SABAH has prosecuted 23 cases related to pangolins since 2002, said state Wildlife Department director Augustine Tuuga.
Five cases were from Keningau, four in Lahad Datu, Tawau and Sandakan (three in each district), Papar and Kinabatangan (two in each district), and one each in Sipitang, Telupid, Beaufort and Luyang.
In recent years, an amendment was made to the Wildlife Conservation Enactment 1997, in which the world’s most trafficked animal had been upgraded as a “totally protected species”.
Those found hunting, consuming, possessing or selling pangolins or their parts could face a minimum fine of RM50,000 and a maximum fine of RM250,000 or a minimum prison term of one year and up to a maximum term of five years or both.
“Some of the cases were prosecuted under the new amendment, where heavier penalties were handed down to offenders and some are still serving their sentence.

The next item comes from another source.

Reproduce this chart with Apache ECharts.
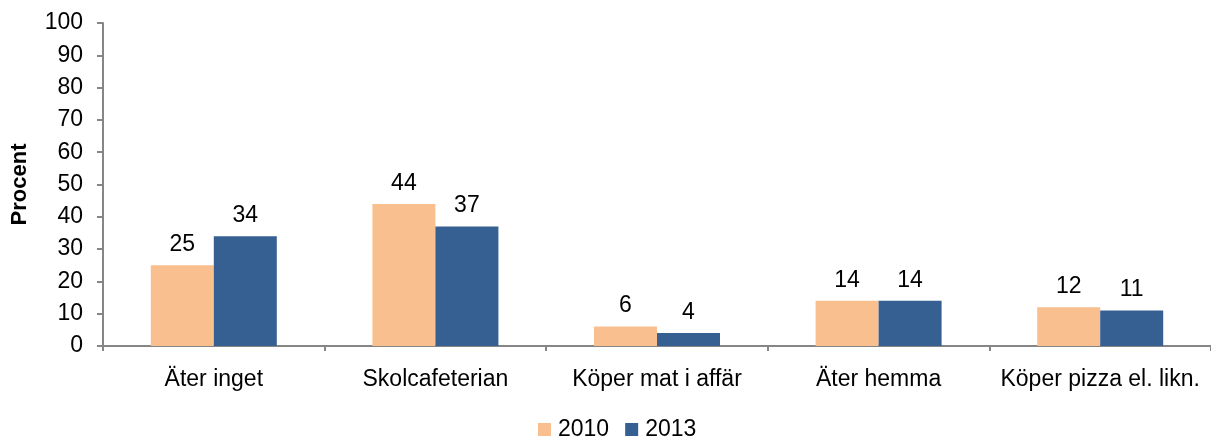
<!DOCTYPE html>
<html>
<head>
<meta charset="utf-8">
<script src="https://cdn.jsdelivr.net/npm/echarts@6/dist/echarts.min.js"></script>
<style>
html, body { margin: 0; padding: 0; background: #fff; }
#chart { width: 1211px; height: 441px; }
</style>
</head>
<body>
<div id="chart"></div>
<script>
var categories = ['Äter inget', 'Skolcafeterian', 'Köper mat i affär', 'Äter hemma', 'Köper pizza el. likn.'];
var values2010 = [25, 44, 6, 14, 12];
var values2013 = [34, 37, 4, 14, 11];
var yTicks = [0, 10, 20, 30, 40, 50, 60, 70, 80, 90, 100];

var font = 'Liberation Sans, Arial, sans-serif';
var chart = echarts.init(document.getElementById('chart'));

function barSeries(name, data, color) {
    return {
        name: name,
        type: 'bar',
        data: data,
        barWidth: 63,
        barGap: '0%',
        itemStyle: { color: color },
        label: {
            show: true,
            position: 'top',
            distance: 9,
            color: '#000',
            fontFamily: font,
            fontSize: 23
        }
    };
}

chart.setOption({
    animation: false,
    grid: { left: 103, right: 0, top: 23, bottom: 95, containLabel: false },
    legend: {
        bottom: -5,
        left: 533,
        itemWidth: 13,
        itemHeight: 13,
        itemGap: 16,
        icon: 'rect',
        textStyle: { fontFamily: font, fontSize: 23, color: '#000', padding: [0, 0, 0, 2] },
        data: ['2010', '2013']
    },
    xAxis: {
        type: 'category',
        data: categories,
        axisLine: { lineStyle: { color: '#868686', width: 2 } },
        axisTick: { show: true, interval: 0, length: 5, lineStyle: { color: '#868686', width: 2 } },
        axisLabel: { interval: 0, color: '#000', fontFamily: font, fontSize: 23, margin: 22 }
    },
    yAxis: {
        type: 'value',
        min: yTicks[0],
        max: yTicks[yTicks.length - 1],
        interval: 10,
        name: 'Procent',
        nameLocation: 'middle',
        nameRotate: 90,
        nameGap: 72,
        nameTextStyle: { fontFamily: font, fontSize: 22, fontWeight: 'bold', color: '#000' },
        axisLine: { show: true, lineStyle: { color: '#868686', width: 2 } },
        axisTick: { show: true, length: 6, lineStyle: { color: '#868686', width: 2 } },
        splitLine: { show: false },
        axisLabel: { color: '#000', fontFamily: font, fontSize: 23, margin: 20 }
    },
    series: [
        barSeries('2010', values2010, '#F9BF8F'),
        barSeries('2013', values2013, '#366092')
    ]
});

window.addEventListener('resize', function () {
    chart.resize();
});
</script>
</body>
</html>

“However, crimes against pangolins continue despite the state Wildlife Department trying its best to combat illegal poaching,” he said, adding there was a need for public cooperation in preventing pangolins from being poached and becoming extinct.
Augustine was referring to a recent bust of a pangolin smuggling syndicate with the arrest of a man and seizures of 23 live pangolins worth RM8.4 million which were brought into Sabah from Lawas, Sarawak.
Meanwhile, Sabah Tourism, Culture and Environment Minister Datuk Christina Liew said the ministry was finalising the establishment of the Sabah Pangolin Sanctuary and Research Institute to conserve the species with Penang-born philanthropist Peter Chan.
Chan, an engineer, said he was optimistic that research and technology could boost the chances of protecting pangolins.
In terms of research, he said, the institute would come up with an algorithm for the authorities to track down poaching activities.